“Remember God more often than you breathe.”
St. Gregory Nazianzus, +389
Prayer is more essential to us, more an integral part of ourselves, than the rhythm of our breathing or the beating of our heart. Without prayer there is no life. Prayer is our nature. As human persons we are created for prayer just as we are created to speak and think. The human animal is best defined, not as a logical or tool-making animal or an animal that laughs, but rather as an an animal that prays, a eucharistic animal, capable of offering the world back to God in thanksgiving and intercession.
Prayer is most specifically an encounter. It is a meeting between two living persons. It is a means of communion with God. It is where I meet God and He meets me…where I come to Him in my fragile brokenness. “Draw near to God and He will draw near to you” (Jas. 4:8). It is our task to simply begin to pray. If we take one step toward the Lord, He takes ten towards us — He Who saw the prodigal son while he was yet at a distance and had compassion and ran to the edge of the property and embrced him.
The Didache (late 1st century) prescribes that Christians should pray three times daily: evening, morning, midday. (This is actually taken from the earlier biblical tradition of the Jews, carried over and fulfilled within the Christian community.) We see that even King David states “Seven times a day will I praise You.” (Ps. 119:164) It was from this that since the 4th century, many Christians punctuated each day with seven set times for prayer — especially (but not limited to) monks, nuns, solitaries and hermits.
Thus, the Church set forth a series of Daily Offices: Vespers at sunset; Compline at bed time; Matins at sunrise; the First, Third, Sixth and Ninth Hours with varioius biblical themes at 6:00 am, 9:00 am (see Acts 2:15), noon (see Lk. 23:44 and Acts 10:9), and 3:00 pm (see Mk. 15:34 and Acts 3:1), respectively. Much of the Daily Offices is comprised of the Psalter, the “Prayerbook of the Church” which are prayed or chanted in the Light of the Resurrection and seen as fulfilled in the Person of Jesus.
All prayer for the Eastern Orthodox is deeply Trinitarian. The three-fold invocation of the Father, and of the Son, and of the Holy Spirit (whether explicitly stated, or simply implied as in the Jesus Prayer) sums up the very essence of our prayer. We do not simply address God.
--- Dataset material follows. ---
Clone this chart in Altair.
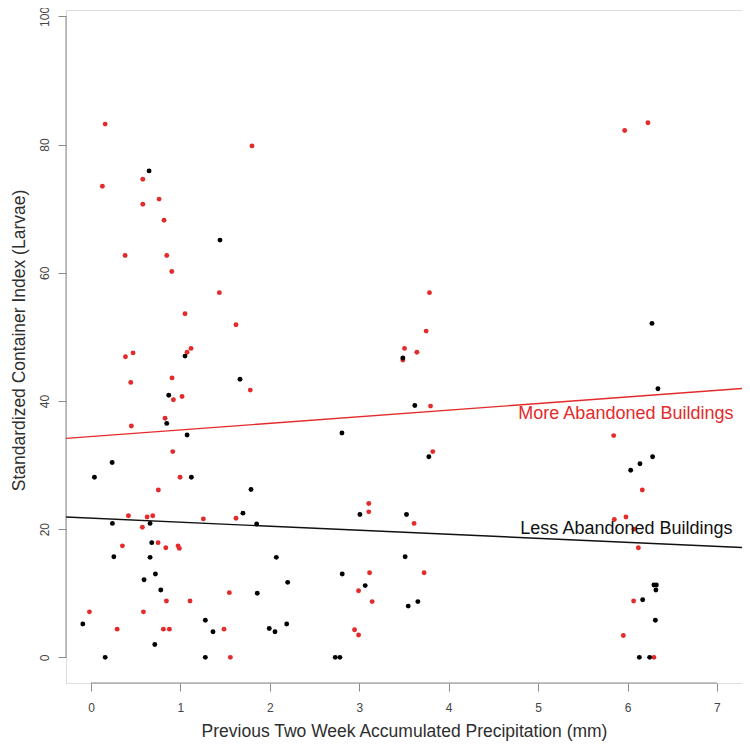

We pray to the Father, through the Son, and in the Holy Spirit. To pray is to be taken up into the inner life of the Holy Trinity: the communion of Love, the interpersonal dialogue which exitst within God. God as Trinity is the source and end-point of all our prayer. (See Romans, chapter 8 — esp. vs. 26)
The most important theme for the spirituality of personal prayer in the Christian East is taken from St. Paul’s statement to “Pray without ceasing” (or alternatively, pray continually; pray constantly) found in 1 Thess. 5:17. It was from this that “The Jesus Prayer” emerged. This is a continual invocation of the Name of Jesus, which assists us in keeping guard, keeping vigilant, and provides us with a powerful confession of our faith. (See Phil. 2:9-11; 1 Cor. 12:3; Eph. 1:21; Lk. 1:31; Acts 4:12; Jn. 13:13-14; Gal. 4:4-6; etc.) “Lord Jesus Christ, Son of God, have mercy on me.”
Continual invocation of the Name of Jesus is not to be confused with the Lord’s own admonishment against “vain repetitions” of Matthew 6:7, where He refers to empty, endless phrases of pagn prayers. (The Holy Trinity = implied because 1] to call Jesus Lord is a gift of the Holy Spirit; and 2] if we call Him “Son of God” we are de facto affirming our belief in the Paternity of the Father.)
However, even when we pray in secret, with the door closed (Mt. 6:6), we are never really praying “alone”. Prayer is communal — prayer is something that is of the total family, of the entire Church, invisible as well as visible. Prayer is our entry into the communion of saints (see Heb. 12:1-2), the angels and archangels, and the whole company of heaven (see Apoc. chapters 4 and 5). In the Lord’s Prayer (i.e. the prayer par excellence) the words “us” and “our” appear each four times, but “me” and “mine” never occur at all.
Finally, regarding prayer, we must remember that it is not simply a vertical issue (i.e., relative to us and God Who is “in the heavens”). It is also horizontal (i.e., we must think about our involvement with the rest of humanity “on earth”). We are called to pray for all mankind. The Church, whose very nature is missionary and evangelical, outward-looking and apostolic, does not exist for itself. It exists for the sake of the world; for the life of the world, and for its salvation.